WHAT TO PRODUCE
Return, without pictures, the lines from the start of the data through the one that contains "const resist = [1.89, 5.64, 1.26, 0.98];".

DATA

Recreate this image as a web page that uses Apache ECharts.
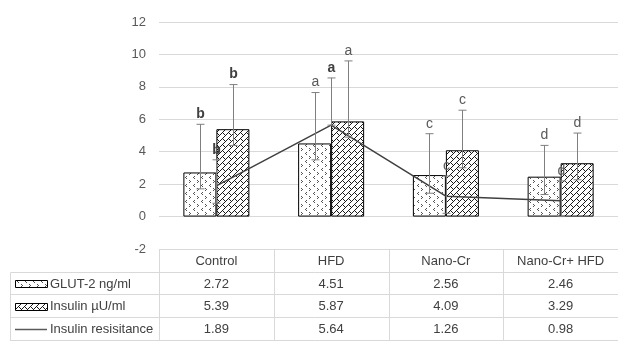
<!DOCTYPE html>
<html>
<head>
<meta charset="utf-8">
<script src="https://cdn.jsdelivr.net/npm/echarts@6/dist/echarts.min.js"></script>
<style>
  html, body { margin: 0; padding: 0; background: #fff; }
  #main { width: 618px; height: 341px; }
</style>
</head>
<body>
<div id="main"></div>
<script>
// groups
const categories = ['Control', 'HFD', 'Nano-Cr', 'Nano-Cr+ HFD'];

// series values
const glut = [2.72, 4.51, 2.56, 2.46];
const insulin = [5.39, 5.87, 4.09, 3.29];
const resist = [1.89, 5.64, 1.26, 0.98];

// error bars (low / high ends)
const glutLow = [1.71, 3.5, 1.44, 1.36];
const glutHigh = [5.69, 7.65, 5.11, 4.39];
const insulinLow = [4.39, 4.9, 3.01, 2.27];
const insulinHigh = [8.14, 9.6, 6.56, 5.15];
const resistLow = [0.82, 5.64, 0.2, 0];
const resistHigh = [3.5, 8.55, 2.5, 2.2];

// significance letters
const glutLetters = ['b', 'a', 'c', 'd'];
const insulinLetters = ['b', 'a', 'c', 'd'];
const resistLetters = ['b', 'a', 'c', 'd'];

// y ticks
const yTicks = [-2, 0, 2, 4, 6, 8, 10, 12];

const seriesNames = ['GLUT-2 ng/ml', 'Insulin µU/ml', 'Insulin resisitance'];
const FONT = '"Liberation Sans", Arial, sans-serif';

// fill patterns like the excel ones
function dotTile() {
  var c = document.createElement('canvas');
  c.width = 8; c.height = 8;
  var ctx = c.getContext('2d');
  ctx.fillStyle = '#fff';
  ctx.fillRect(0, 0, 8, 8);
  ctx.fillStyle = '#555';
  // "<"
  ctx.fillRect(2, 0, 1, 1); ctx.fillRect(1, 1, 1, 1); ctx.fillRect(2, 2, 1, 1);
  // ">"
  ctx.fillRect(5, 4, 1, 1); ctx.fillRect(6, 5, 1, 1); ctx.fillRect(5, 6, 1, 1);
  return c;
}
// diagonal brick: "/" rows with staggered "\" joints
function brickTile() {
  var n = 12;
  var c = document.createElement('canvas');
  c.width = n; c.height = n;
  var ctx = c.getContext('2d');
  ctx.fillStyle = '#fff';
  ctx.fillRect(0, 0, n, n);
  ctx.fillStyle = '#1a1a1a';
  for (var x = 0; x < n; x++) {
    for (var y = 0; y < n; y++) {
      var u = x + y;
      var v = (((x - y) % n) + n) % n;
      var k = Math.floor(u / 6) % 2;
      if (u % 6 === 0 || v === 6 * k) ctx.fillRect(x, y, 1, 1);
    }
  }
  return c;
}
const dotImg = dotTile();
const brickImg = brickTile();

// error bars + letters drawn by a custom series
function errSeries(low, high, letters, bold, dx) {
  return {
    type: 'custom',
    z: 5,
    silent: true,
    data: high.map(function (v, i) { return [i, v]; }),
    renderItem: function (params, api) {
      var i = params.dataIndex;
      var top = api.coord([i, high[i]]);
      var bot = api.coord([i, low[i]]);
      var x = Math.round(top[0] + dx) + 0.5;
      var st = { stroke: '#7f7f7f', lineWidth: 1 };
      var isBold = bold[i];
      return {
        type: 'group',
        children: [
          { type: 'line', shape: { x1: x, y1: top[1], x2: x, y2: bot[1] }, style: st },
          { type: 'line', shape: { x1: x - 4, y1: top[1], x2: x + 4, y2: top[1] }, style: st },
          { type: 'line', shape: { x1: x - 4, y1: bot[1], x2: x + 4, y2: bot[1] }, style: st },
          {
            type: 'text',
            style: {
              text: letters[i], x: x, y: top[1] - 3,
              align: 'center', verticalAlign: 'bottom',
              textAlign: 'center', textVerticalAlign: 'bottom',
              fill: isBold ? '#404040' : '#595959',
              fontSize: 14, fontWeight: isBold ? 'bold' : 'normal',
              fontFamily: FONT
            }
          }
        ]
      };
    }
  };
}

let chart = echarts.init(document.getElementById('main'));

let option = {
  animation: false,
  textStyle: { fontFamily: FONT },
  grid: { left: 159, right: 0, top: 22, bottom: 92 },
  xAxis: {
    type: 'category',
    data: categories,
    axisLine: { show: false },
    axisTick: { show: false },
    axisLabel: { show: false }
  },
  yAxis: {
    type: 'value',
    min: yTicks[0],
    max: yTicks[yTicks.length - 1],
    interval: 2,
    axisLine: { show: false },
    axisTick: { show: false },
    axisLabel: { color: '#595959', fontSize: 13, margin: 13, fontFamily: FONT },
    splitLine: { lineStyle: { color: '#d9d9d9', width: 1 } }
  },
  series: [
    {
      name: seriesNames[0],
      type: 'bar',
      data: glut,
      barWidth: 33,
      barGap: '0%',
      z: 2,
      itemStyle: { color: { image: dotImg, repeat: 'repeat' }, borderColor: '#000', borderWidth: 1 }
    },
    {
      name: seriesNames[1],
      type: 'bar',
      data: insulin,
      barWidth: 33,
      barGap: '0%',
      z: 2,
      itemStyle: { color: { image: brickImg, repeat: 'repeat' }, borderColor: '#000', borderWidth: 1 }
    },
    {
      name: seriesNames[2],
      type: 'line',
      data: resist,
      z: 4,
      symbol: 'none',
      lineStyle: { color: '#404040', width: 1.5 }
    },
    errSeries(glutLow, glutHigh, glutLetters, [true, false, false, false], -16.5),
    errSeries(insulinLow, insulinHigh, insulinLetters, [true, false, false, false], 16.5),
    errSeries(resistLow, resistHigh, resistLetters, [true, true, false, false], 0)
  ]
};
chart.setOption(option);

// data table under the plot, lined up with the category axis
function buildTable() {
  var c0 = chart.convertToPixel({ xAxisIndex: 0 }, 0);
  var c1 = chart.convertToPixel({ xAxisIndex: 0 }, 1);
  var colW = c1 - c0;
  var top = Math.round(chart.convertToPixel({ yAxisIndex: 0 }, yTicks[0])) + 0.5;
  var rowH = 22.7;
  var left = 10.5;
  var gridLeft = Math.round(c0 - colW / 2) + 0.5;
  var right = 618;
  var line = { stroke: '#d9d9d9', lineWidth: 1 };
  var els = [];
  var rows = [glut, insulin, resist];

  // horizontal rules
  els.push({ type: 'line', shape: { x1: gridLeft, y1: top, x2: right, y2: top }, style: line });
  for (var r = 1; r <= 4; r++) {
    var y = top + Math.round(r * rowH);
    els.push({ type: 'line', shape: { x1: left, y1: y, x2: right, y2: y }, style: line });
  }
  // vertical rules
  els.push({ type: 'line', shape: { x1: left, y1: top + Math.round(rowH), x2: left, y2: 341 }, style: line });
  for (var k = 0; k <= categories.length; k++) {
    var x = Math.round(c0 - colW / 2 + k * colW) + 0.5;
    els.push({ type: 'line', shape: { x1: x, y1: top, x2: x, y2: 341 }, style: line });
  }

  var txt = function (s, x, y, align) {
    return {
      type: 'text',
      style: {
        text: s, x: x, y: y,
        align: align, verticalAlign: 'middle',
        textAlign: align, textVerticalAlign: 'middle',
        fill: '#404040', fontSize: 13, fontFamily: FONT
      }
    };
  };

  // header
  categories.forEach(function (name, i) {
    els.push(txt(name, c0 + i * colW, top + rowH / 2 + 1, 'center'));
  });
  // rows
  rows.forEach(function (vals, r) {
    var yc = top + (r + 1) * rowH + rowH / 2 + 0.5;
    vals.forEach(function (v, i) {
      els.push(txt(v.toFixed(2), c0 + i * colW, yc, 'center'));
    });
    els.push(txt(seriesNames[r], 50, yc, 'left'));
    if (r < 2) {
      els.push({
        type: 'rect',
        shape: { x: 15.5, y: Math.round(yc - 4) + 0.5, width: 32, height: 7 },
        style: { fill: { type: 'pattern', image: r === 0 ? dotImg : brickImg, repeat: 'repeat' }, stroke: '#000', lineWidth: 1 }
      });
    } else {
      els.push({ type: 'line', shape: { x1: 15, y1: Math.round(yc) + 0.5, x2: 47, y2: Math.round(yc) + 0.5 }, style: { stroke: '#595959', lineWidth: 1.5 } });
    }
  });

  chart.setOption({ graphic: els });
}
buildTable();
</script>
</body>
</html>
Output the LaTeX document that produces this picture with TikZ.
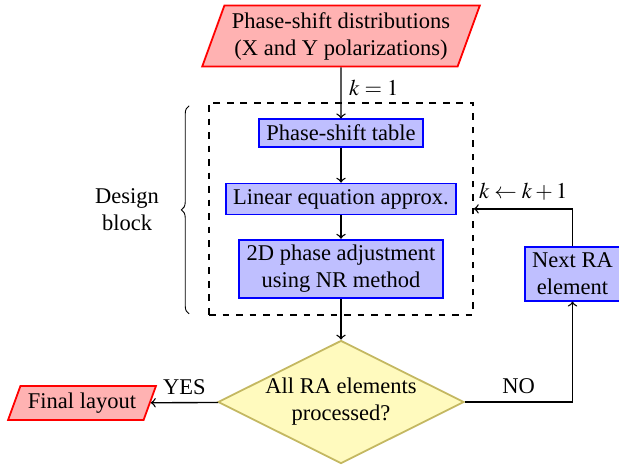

EXERCISE OUTPUT
Recreate this image as a web page that uses Apache ECharts.
<!DOCTYPE html>
<html>
<head>
<meta charset="utf-8">
<script src="https://cdn.jsdelivr.net/npm/echarts@6/dist/echarts.min.js"></script>
<style>
  html, body { margin: 0; padding: 0; background: #fff; }
  #main { width: 618px; height: 341px; }
</style>
</head>
<body>
<div id="main"></div>
<script>
// groups
const categories = ['Control', 'HFD', 'Nano-Cr', 'Nano-Cr+ HFD'];

// series values
const glut = [2.72, 4.51, 2.56, 2.46];
const insulin = [5.39, 5.87, 4.09, 3.29];
const resist = [1.89, 5.64, 1.26, 0.98];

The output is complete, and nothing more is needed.